I find that Heinlein doesn't age well. I think that it is his political situations in the books. I'm not quite sure of that but many of his novels were social criticism.
STRANGER IN A STRANGE LAND is, after all, a send up of the Catholic Faith. I found that out in High School when I read it for a book report. I asked the Nuns (Yes, I spent 12 years being taught school by Nuns) and the English teacher asked to read it first. WE had an interesting talk. That same year, the Pittsburgh Archdiocese tried a new religion catechism and text that presented different philosophies. SO I learned some of Nietzsche (Man and Superman), Camus (Existentialism), Fletcher (Situation Ethics), Simone DeBouviour (Feminism), Thomas Merton (progressive Catholicism) and a few others.
Curiously, that text had very little of Thomas Aquinas, DesCartes, or CS Lewis or Viktor Frankl, some other modern writers and philosophers who are very Catholic and very good. My class was the first and only class to use that book as a catechism.
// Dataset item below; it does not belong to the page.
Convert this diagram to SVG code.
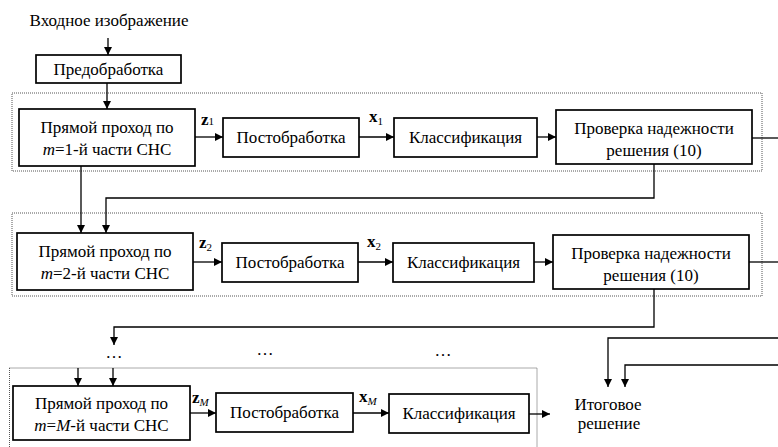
<svg xmlns="http://www.w3.org/2000/svg" width="778" height="447" viewBox="0 0 778 447" font-family="Liberation Serif, Times New Roman, serif" font-size="17">
<defs>
<marker id="ah" viewBox="0 0 10 10" refX="10" refY="5" markerWidth="8" markerHeight="8" markerUnits="userSpaceOnUse" orient="auto">
<path d="M0,0 L10,5 L0,10 Z" fill="#000"/>
</marker>
<style>
.c{text-anchor:middle}
.box{fill:#fff;stroke:#000;stroke-width:1.7}
.grp{fill:none;stroke:#555;stroke-width:1;stroke-dasharray:1 1}
.ln{fill:none;stroke:#000;stroke-width:1.3}
.ar{fill:none;stroke:#000;stroke-width:1.3;marker-end:url(#ah)}
.b{font-weight:bold}
.i{font-style:italic}
.sub{font-size:11px}
</style>
</defs>
<rect width="778" height="447" fill="#fff"/>
<g id="groups">
<rect class="grp" x="12" y="93" width="750" height="78"/>
<rect class="grp" x="12" y="213" width="750" height="83"/>
<rect class="grp" x="9.5" y="368" width="527.5" height="100"/>
</g>
<g id="connectors">
<path class="ar" d="M108,38 V55"/>
<path class="ar" d="M107,83 V109"/>
<path class="ar" d="M195,137 H223"/>
<path class="ar" d="M359,137 H394"/>
<path class="ar" d="M537,137 H556"/>
<path class="ln" d="M752,138 H778"/>
<path class="ar" d="M81,166 V233"/>
<path class="ar" d="M654,164 V198 H106 V233"/>
<path class="ar" d="M193,262 H222"/>
<path class="ar" d="M358,262 H393"/>
<path class="ar" d="M534,262 H553"/>
<path class="ln" d="M749,262 H778"/>
<path class="ar" d="M654,289 V327 H114 V345"/>
<path class="ar" d="M78,368 V386"/>
<path class="ar" d="M113,368 V386"/>
<path class="ar" d="M190,413 H216"/>
<path class="ar" d="M353,413 H389"/>
<path class="ar" d="M529,414 H550"/>
<path class="ar" d="M778,338 H608 V387"/>
<path class="ar" d="M778,365 H625 V387"/>
</g>
<g id="labels">
<text x="201" y="125"><tspan class="b">z</tspan><tspan class="sub">1</tspan></text>
<text x="369" y="122"><tspan class="b">x</tspan><tspan class="sub" dy="3">1</tspan></text>
<text x="199" y="248"><tspan class="b">z</tspan><tspan class="sub" dy="3">2</tspan></text>
<text x="367" y="247"><tspan class="b">x</tspan><tspan class="sub" dy="3">2</tspan></text>
<text x="192" y="403"><tspan class="b">z</tspan><tspan class="sub i" dy="3">M</tspan></text>
<text x="359" y="402"><tspan class="b">x</tspan><tspan class="sub i" dy="3">M</tspan></text>
<text class="c" x="114" y="358">…</text>
<text class="c" x="265" y="355">…</text>
<text class="c" x="443" y="356">…</text>
</g>
<g id="input"><text class="c" x="109" y="26">Входное изображение</text></g>
<g id="pre"><rect class="box" x="36" y="55" width="145" height="28"/><text class="c" x="108.5" y="75">Предобработка</text></g>
<g id="fwd1"><rect class="box" x="19" y="109" width="176" height="57"/><text class="c" x="107" y="133">Прямой проход по</text><text class="c" x="107" y="155"><tspan class="i">m</tspan>=1-й части СНС</text></g>
<g id="post1"><rect class="box" x="223" y="118" width="136" height="39"/><text class="c" x="291" y="143">Постобработка</text></g>
<g id="cls1"><rect class="box" x="394" y="118" width="143" height="39"/><text class="c" x="465.5" y="143">Классификация</text></g>
<g id="chk1"><rect class="box" x="556" y="110" width="196" height="54"/><text class="c" x="654" y="134">Проверка надежности</text><text class="c" x="654" y="156">решения (10)</text></g>
<g id="fwd2"><rect class="box" x="17" y="233" width="176" height="57"/><text class="c" x="105" y="257">Прямой проход по</text><text class="c" x="105" y="279"><tspan class="i">m</tspan>=2-й части СНС</text></g>
<g id="post2"><rect class="box" x="222" y="243" width="136" height="39"/><text class="c" x="290" y="268">Постобработка</text></g>
<g id="cls2"><rect class="box" x="393" y="243" width="141" height="39"/><text class="c" x="463.5" y="268">Классификация</text></g>
<g id="chk2"><rect class="box" x="553" y="235" width="196" height="54"/><text class="c" x="651" y="259">Проверка надежности</text><text class="c" x="651" y="281">решения (10)</text></g>
<g id="fwdM"><rect class="box" x="13" y="386" width="177" height="54"/><text class="c" x="101.5" y="409">Прямой проход по</text><text class="c" x="101.5" y="431"><tspan class="i">m</tspan>=<tspan class="i">M</tspan>-й части СНС</text></g>
<g id="postM"><rect class="box" x="216" y="393" width="137" height="39"/><text class="c" x="284.5" y="418">Постобработка</text></g>
<g id="clsM"><rect class="box" x="389" y="394" width="140" height="39"/><text class="c" x="459" y="419">Классификация</text></g>
<g id="final"><text class="c" x="608" y="410">Итоговое</text><text class="c" x="609" y="429">решение</text></g>
</svg>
Arthur C. Clarke takes a rather hidden and deliberately obscured Theological point and turns it into a breathtaking story.
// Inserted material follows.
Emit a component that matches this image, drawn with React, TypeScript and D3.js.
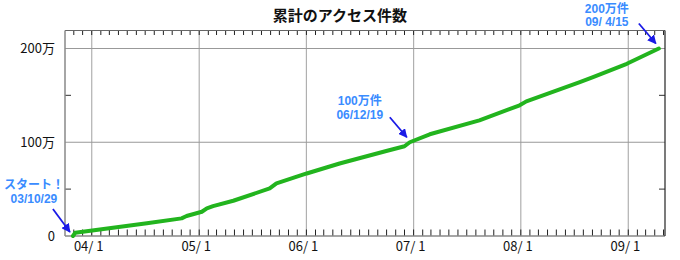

Exactly why I say that may not be apparent until after SYFY presents it telling of the story.
There are great things out there that must be experienced and not explained ahead of time.
There are a few things to ask going into the story -- Who are the aliens? Why do they do what they do? What does the title mean by "childhood's end?" What is the fate of humanity? What does the future hold for all sentient beings?